BRIEF — Omitting the pictures, copy exactly each line from the one containing "Generate a web" up to and including the one containing "const bYTickLabels = ['.2', '.4', '.6', '.8'];".

MATERIAL FOR THE TASK —
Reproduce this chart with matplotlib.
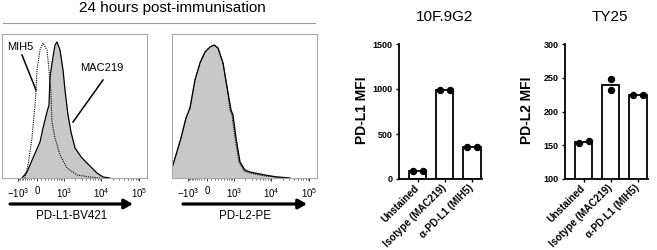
import numpy as np
import matplotlib
matplotlib.use('Agg')
import matplotlib.pyplot as plt
from matplotlib.lines import Line2D

# histogram outlines, x in display channel (0-145 across the panel), y = % of max
pdl1_mac219_x = [20, 25, 31, 38, 41, 45, 47, 48, 51, 53, 55, 58, 61, 63, 65, 66, 69, 73, 80, 85, 90, 95, 101, 108]
pdl1_mac219_y = [0, 6, 20, 36, 50, 66, 73, 101, 121, 133, 136, 128, 108, 88, 71, 63, 46, 30, 20, 15, 10, 5, 1, 0]
pdl1_mih5_x = [23, 26, 30, 33, 34, 35, 38, 41, 45, 47, 49, 49.5, 50, 53, 58, 65, 75, 88, 98]
pdl1_mih5_y = [0, 13, 40, 73, 88, 108, 128, 135, 128, 108, 85, 68, 56, 40, 23, 10, 3, 1, 0]

pdl2_mac219_x = [0, 4, 9, 14, 18, 23, 28, 33, 38, 42, 46, 51, 55, 59, 61, 64, 68, 73, 78, 83, 93, 105, 118]
pdl2_mac219_y = [10, 23, 40, 60, 70, 98, 115, 126, 131, 133, 130, 115, 91, 68, 63, 40, 16, 8, 6, 5, 3, 1, 0]
pdl2_mih5_x = [0, 4, 9, 14, 18, 23, 28, 33, 38, 42, 46, 51, 55, 58, 60, 63, 67, 72, 78, 83, 93, 105, 116]
pdl2_mih5_y = [10, 23, 40, 60, 70, 98, 115, 126, 131, 133, 130, 115, 91, 68, 63, 40, 16, 7, 5, 4, 2, 1, 0]

major_vals = [-1e3, 0, 1e3, 1e4, 1e5]
major_labels = [r'$\mathregular{-10^3}$', '0', r'$\mathregular{10^3}$',
                r'$\mathregular{10^4}$', r'$\mathregular{10^5}$']

# bar charts
categories = ['Unstained', 'Isotype (MAC219)', '\u03b1-PD-L1 (MIH5)']
pdl1_reps = [[88, 90], [985, 992], [357, 360]]
pdl2_reps = [[153, 156], [248, 232], [224, 225]]

plt.rcParams['font.family'] = ['Liberation Sans', 'DejaVu Sans']
plt.rcParams['mathtext.fontset'] = 'custom'
plt.rcParams['mathtext.rm'] = 'Liberation Sans'

W, H = 657, 250
fig = plt.figure(figsize=(W / 100, H / 100), dpi=100)


def px_axes(l, t, r, b):
    return fig.add_axes([l / W, 1 - b / H, (r - l) / W, (b - t) / H])


def biex(v):
    v = np.asarray(v, float)
    a = np.where(v < 0, 11.6, 16.5)
    return 35 + a * np.arcsinh(v / 406)


minor_vals = np.concatenate([np.arange(-900, 0, 100), np.arange(100, 1000, 100),
                             np.arange(2000, 10000, 1000), np.arange(20000, 100000, 10000)])


def histo(ax, sx, sy, dx, dy):
    ax.fill_between(sx, sy, color='#c8c8c8', lw=0)
    ax.plot(sx, sy, color='black', lw=0.9)
    ax.plot(dx, dy, color='black', lw=0.8, ls=(0, (1, 1)))
    ax.set_xlim(0, 145)
    ax.set_ylim(0, 144)
    ax.set_yticks([])
    ax.set_xticks(biex(major_vals))
    ax.set_xticklabels(major_labels, fontsize=7)
    ax.set_xticks(biex(minor_vals), minor=True)
    ax.tick_params(axis='x', which='major', length=2.5, width=0.7, pad=3.5, color='#333333')
    ax.tick_params(axis='x', which='minor', length=1.3, width=0.5, color='#333333')
    for s in ax.spines.values():
        s.set_color('#a8a8a8')
        s.set_linewidth(0.8)


ax1 = px_axes(2, 34, 147, 178)
histo(ax1, pdl1_mac219_x, pdl1_mac219_y, pdl1_mih5_x, pdl1_mih5_y)
ax1.text(18, 131, 'MIH5', ha='center', va='center', fontsize=8)
ax1.plot([20, 34], [123, 88], color='black', lw=1.1)
ax1.text(100, 110, 'MAC219', ha='center', va='center', fontsize=8)
ax1.plot([101, 71], [98, 56], color='black', lw=1.1)

ax2 = px_axes(172, 34, 317, 178)
histo(ax2, pdl2_mac219_x, pdl2_mac219_y, pdl2_mih5_x, pdl2_mih5_y)

fig.text(172 / W, 1 - 8 / H, '24 hours post-immunisation', ha='center', va='center', fontsize=11)
fig.add_artist(Line2D([3 / W, 315 / W], [1 - 23 / H] * 2, color='#999999', lw=0.8))

arrow = dict(arrowstyle='-|>,head_length=0.5,head_width=0.28', lw=2.3,
             color='black', mutation_scale=10, shrinkA=0, shrinkB=0)
for x0, x1, xc, lab in [(10, 133, 72, 'PD-L1-BV421'), (183, 307, 245, 'PD-L2-PE')]:
    ax1.annotate('', xy=(x1, H - 204), xytext=(x0, H - 204), xycoords='figure pixels',
                 textcoords='figure pixels', arrowprops=arrow, annotation_clip=False)
    fig.text(xc / W, 1 - 216 / H, lab, ha='center', va='center', fontsize=8.3)


def bars(ax, reps, ylim, yticks, offsets):
    xpos = np.arange(len(categories))
    means = [np.mean(r) for r in reps]
    ax.bar(xpos, means, width=0.63, color='white', edgecolor='black', lw=1.3, zorder=2)
    for i, r in enumerate(reps):
        ax.plot(xpos[i] + np.array(offsets[i]), r, 'o', color='black', ms=4.3,
                zorder=3, clip_on=False)
    ax.set_xlim(-0.7, 2.37)
    ax.set_ylim(*ylim)
    ax.set_yticks(yticks)
    ax.set_yticklabels([str(t) for t in yticks], fontsize=6.5, fontweight='bold')
    ax.set_xticks(xpos)
    ax.set_xticklabels(categories, rotation=45, ha='right', va='center',
                       rotation_mode='anchor', fontsize=7.2, fontweight='bold')
    ax.spines['top'].set_visible(False)
    ax.spines['right'].set_visible(False)
    for s in ('left', 'bottom'):
        ax.spines[s].set_linewidth(1.3)
    ax.tick_params(axis='both', length=2.5, width=1.0, pad=2)
    ax.tick_params(axis='x', pad=3)


axb1 = px_axes(399, 44, 482, 179)
bars(axb1, pdl1_reps, (0, 1500), [0, 500, 1000, 1500],
     [[-0.18, 0.18], [-0.18, 0.18], [-0.18, 0.18]])
fig.text(445 / W, 1 - 17 / H, '10F.9G2', ha='center', va='center', fontsize=11)
fig.text(362 / W, 1 - 110 / H, 'PD-L1 MFI', rotation=90, ha='center', va='center',
         fontsize=10, fontweight='bold')

axb2 = px_axes(565, 44, 648, 179)
bars(axb2, pdl2_reps, (100, 300), [100, 150, 200, 250, 300],
     [[-0.18, 0.18], [0, 0], [-0.18, 0.18]])
fig.text(610 / W, 1 - 17 / H, 'TY25', ha='center', va='center', fontsize=11)
fig.text(527 / W, 1 - 110 / H, 'PD-L2 MFI', rotation=90, ha='center', va='center',
         fontsize=10, fontweight='bold')

fig.savefig('out.png', dpi=100)
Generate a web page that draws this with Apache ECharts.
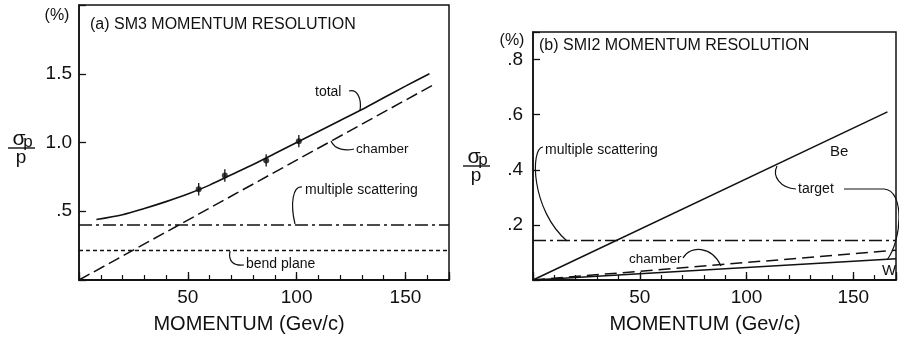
<!DOCTYPE html>
<html>
<head>
<meta charset="utf-8">
<script src="https://cdn.jsdelivr.net/npm/echarts@6/dist/echarts.min.js"></script>
<style>
html,body{margin:0;padding:0;background:#fff;}
#chart{width:899px;height:339px;}
</style>
</head>
<body>
<div id="chart"></div>
<script>
// ---------- data ----------
// Panel (a) SM3
const aTotalP = [8, 20, 30, 40, 50, 60, 70, 80, 90, 100, 110, 120, 130, 140, 150, 161];
const aTotalV = [0.44, 0.475, 0.52, 0.57, 0.625, 0.69, 0.765, 0.84, 0.92, 1.0, 1.08, 1.16, 1.24, 1.325, 1.41, 1.50];
const aPointsP = [55, 67, 86, 101];
const aPointsV = [0.66, 0.76, 0.87, 1.01];
const aPointsErr = [0.045, 0.045, 0.045, 0.045];
const aChamberP = [0, 164];
const aChamberV = [0, 1.43];
const aMsP = [0, 170];
const aMsV = [0.40, 0.40];
const aBendP = [0, 170];
const aBendV = [0.215, 0.215];
// Panel (b) SMI2
const bBeP = [0, 166];
const bBeV = [0, 0.61];
const bMsP = [0, 170];
const bMsV = [0.143, 0.143];
const bChamberP = [0, 170];
const bChamberV = [0, 0.108];
const bWP = [0, 170];
const bWV = [0, 0.077];
// tick labels
const xTickValues = [50, 100, 150];
const xTickLabels = ['50', '100', '150'];
const aYTickValues = [0.5, 1.0, 1.5];
const aYTickLabels = ['.5', '1.0', '1.5'];
const bYTickValues = [0.2, 0.4, 0.6, 0.8];
const bYTickLabels = ['.2', '.4', '.6', '.8'];

// ---------- helpers ----------
const INK = '#111';
const FONT = 'Liberation Sans';
const zip = (xs, ys) => xs.map((x, i) => [x, ys[i]]);
const lookup = (vals, labels) => v => {
  for (let i = 0; i < vals.length; i++) if (Math.abs(vals[i] - v) < 1e-6) return labels[i];
  return '';
};

function xAxes(grid) {
  return [
    {
      gridIndex: grid, type: 'value', min: 0, max: 170, interval: 50, position: 'bottom',
      axisLine: {onZero: false, lineStyle: {color: INK, width: 1.5}},
      axisTick: {inside: true, length: 8, lineStyle: {color: INK, width: 1.3}},
      axisLabel: {formatter: lookup(xTickValues, xTickLabels), fontSize: 19, margin: 8, color: INK, fontFamily: FONT},
      splitLine: {show: false}
    },
    {
      gridIndex: grid, type: 'value', min: 0, max: 170, interval: 10, position: 'bottom',
      axisLine: {show: true, onZero: false, lineStyle: {color: INK, width: 1.5}},
      axisTick: {show: true, inside: true, length: 5, lineStyle: {color: INK, width: 1.2}},
      axisLabel: {show: false},
      splitLine: {show: false}
    }
  ];
}

function line(name, xi, yi, data, type, width) {
  return {
    name, type: 'line', xAxisIndex: xi, yAxisIndex: yi, data,
    showSymbol: false, symbol: 'none', silent: true, animation: false,
    lineStyle: {color: INK, width: width || 1.5, type: type || 'solid'}
  };
}

const chart = echarts.init(document.getElementById('chart'), null, {renderer: 'canvas'});

const option = {
  backgroundColor: '#fff',
  animation: false,
  grid: [
    {left: 79, top: 5, width: 370, height: 275, show: true, borderColor: INK, borderWidth: 1.5, backgroundColor: 'transparent'},
    {left: 533, top: 32, width: 369, height: 248, show: true, borderColor: INK, borderWidth: 1.5, backgroundColor: 'transparent'}
  ],
  xAxis: [...xAxes(0), ...xAxes(1)],
  yAxis: [
    {
      gridIndex: 0, type: 'value', min: 0, max: 2.0, interval: 0.5,
      axisLine: {onZero: false, lineStyle: {color: INK, width: 1.5}},
      axisTick: {inside: true, length: 7, lineStyle: {color: INK, width: 1.3}},
      axisLabel: {formatter: lookup(aYTickValues, aYTickLabels), fontSize: 19, margin: 7, color: INK, fontFamily: FONT},
      splitLine: {show: false}
    },
    {
      gridIndex: 1, type: 'value', min: 0, max: 0.9, interval: 0.2,
      axisLine: {onZero: false, lineStyle: {color: INK, width: 1.5}},
      axisTick: {inside: true, length: 7, lineStyle: {color: INK, width: 1.3}},
      axisLabel: {formatter: lookup(bYTickValues, bYTickLabels), fontSize: 19, margin: 10, color: INK, fontFamily: FONT},
      splitLine: {show: false}
    }
  ],
  series: [
    Object.assign(line('total', 0, 0, zip(aTotalP, aTotalV), 'solid', 1.6), {smooth: 0.3}),
    line('chamber', 0, 0, zip(aChamberP, aChamberV), [12, 5], 1.5),
    line('multiple scattering', 0, 0, zip(aMsP, aMsV), [13, 4, 3, 4], 1.5),
    line('bend plane', 0, 0, zip(aBendP, aBendV), [4, 3], 1.5),
    {
      name: 'data', type: 'scatter', xAxisIndex: 0, yAxisIndex: 0,
      data: zip(aPointsP, aPointsV), symbol: 'circle', symbolSize: 6,
      itemStyle: {color: INK}, silent: true, animation: false
    },
    {
      name: 'errors', type: 'custom', xAxisIndex: 0, yAxisIndex: 0, silent: true, animation: false,
      data: aPointsP.map((p, i) => [p, aPointsV[i] - aPointsErr[i], aPointsV[i] + aPointsErr[i]]),
      renderItem: (params, api) => {
        const lo = api.coord([api.value(0), api.value(1)]);
        const hi = api.coord([api.value(0), api.value(2)]);
        return {type: 'line', shape: {x1: lo[0], y1: lo[1], x2: hi[0], y2: hi[1]}, style: {stroke: INK, lineWidth: 1.3}};
      }
    },
    line('Be', 2, 1, zip(bBeP, bBeV), 'solid', 1.5),
    line('multiple scattering b', 2, 1, zip(bMsP, bMsV), [13, 4, 3, 4], 1.5),
    line('chamber b', 2, 1, zip(bChamberP, bChamberV), [12, 6], 1.5),
    line('W', 2, 1, zip(bWP, bWV), 'solid', 1.5)
  ]
};
chart.setOption(option);

// ---------- annotations (text + leader curves) ----------
const T = (text, x, y, size, align) => ({
  type: 'text', silent: true,
  style: {text, x, y, font: `${size}px "${FONT}"`, fill: INK, textAlign: align || 'left', textVerticalAlign: 'middle'}
});
const C = (x1, y1, cpx1, cpy1, cpx2, cpy2, x2, y2) => ({
  type: 'bezierCurve', silent: true,
  shape: {x1, y1, cpx1, cpy1, cpx2, cpy2, x2, y2},
  style: {stroke: INK, lineWidth: 1.2, fill: null}
});
const L = (x1, y1, x2, y2, w) => ({
  type: 'line', silent: true, shape: {x1, y1, x2, y2}, style: {stroke: INK, lineWidth: w || 1.2}
});

chart.setOption({
  graphic: {elements: [
    // panel (a)
    T('(%)', 57, 16, 16, 'center'),
    T('(a) SM3 MOMENTUM RESOLUTION', 90, 25, 16),
    T('σ', 19, 139, 21, 'center'), T('p', 28, 142, 17, 'center'),
    L(8, 148, 35, 148, 1.4),
    T('p', 21, 158, 19, 'center'),
    T('MOMENTUM (Gev/c)', 249, 324, 20, 'center'),
    T('total', 315, 92, 14),
    C(349, 91, 357, 89, 362, 98, 360, 111),
    T('chamber', 356, 149, 13.5),
    C(331, 141, 335, 150, 346, 151, 354, 149),
    T('multiple scattering', 305, 190, 14),
    C(302, 187, 293, 186, 290, 203, 295, 224),
    T('bend plane', 246, 264, 14),
    C(230, 251, 228, 262, 234, 266, 244, 265),
    // panel (b)
    T('(%)', 512, 41, 16, 'center'),
    T('(b) SMI2 MOMENTUM RESOLUTION', 539, 46, 16),
    T('σ', 474, 157, 21, 'center'), T('p', 483, 160, 17, 'center'),
    L(463, 166, 490, 166, 1.4),
    T('p', 476, 176, 19, 'center'),
    T('MOMENTUM (Gev/c)', 705, 324, 20, 'center'),
    T('multiple scattering', 545, 150, 14),
    C(543, 147, 530, 148, 531, 210, 567, 241),
    T('Be', 830, 152, 15),
    T('target', 798, 189, 14),
    C(796, 189, 780, 188, 772, 176, 777, 166),
    L(844, 189, 884, 189),
    C(884, 189, 905, 190, 902, 240, 887, 260),
    T('W', 889, 271, 15, 'center'),
    T('chamber', 629, 259, 13.5),
    C(683, 258, 690, 245, 712, 246, 721, 266)
  ]}
});
</script>
</body>
</html>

TASK RESPONSE —
Generate a web page that draws this with Apache ECharts.
<!DOCTYPE html>
<html>
<head>
<meta charset="utf-8">
<script src="https://cdn.jsdelivr.net/npm/echarts@6/dist/echarts.min.js"></script>
<style>
html,body{margin:0;padding:0;background:#fff;}
#chart{width:899px;height:339px;}
</style>
</head>
<body>
<div id="chart"></div>
<script>
// ---------- data ----------
// Panel (a) SM3
const aTotalP = [8, 20, 30, 40, 50, 60, 70, 80, 90, 100, 110, 120, 130, 140, 150, 161];
const aTotalV = [0.44, 0.475, 0.52, 0.57, 0.625, 0.69, 0.765, 0.84, 0.92, 1.0, 1.08, 1.16, 1.24, 1.325, 1.41, 1.50];
const aPointsP = [55, 67, 86, 101];
const aPointsV = [0.66, 0.76, 0.87, 1.01];
const aPointsErr = [0.045, 0.045, 0.045, 0.045];
const aChamberP = [0, 164];
const aChamberV = [0, 1.43];
const aMsP = [0, 170];
const aMsV = [0.40, 0.40];
const aBendP = [0, 170];
const aBendV = [0.215, 0.215];
// Panel (b) SMI2
const bBeP = [0, 166];
const bBeV = [0, 0.61];
const bMsP = [0, 170];
const bMsV = [0.143, 0.143];
const bChamberP = [0, 170];
const bChamberV = [0, 0.108];
const bWP = [0, 170];
const bWV = [0, 0.077];
// tick labels
const xTickValues = [50, 100, 150];
const xTickLabels = ['50', '100', '150'];
const aYTickValues = [0.5, 1.0, 1.5];
const aYTickLabels = ['.5', '1.0', '1.5'];
const bYTickValues = [0.2, 0.4, 0.6, 0.8];
const bYTickLabels = ['.2', '.4', '.6', '.8'];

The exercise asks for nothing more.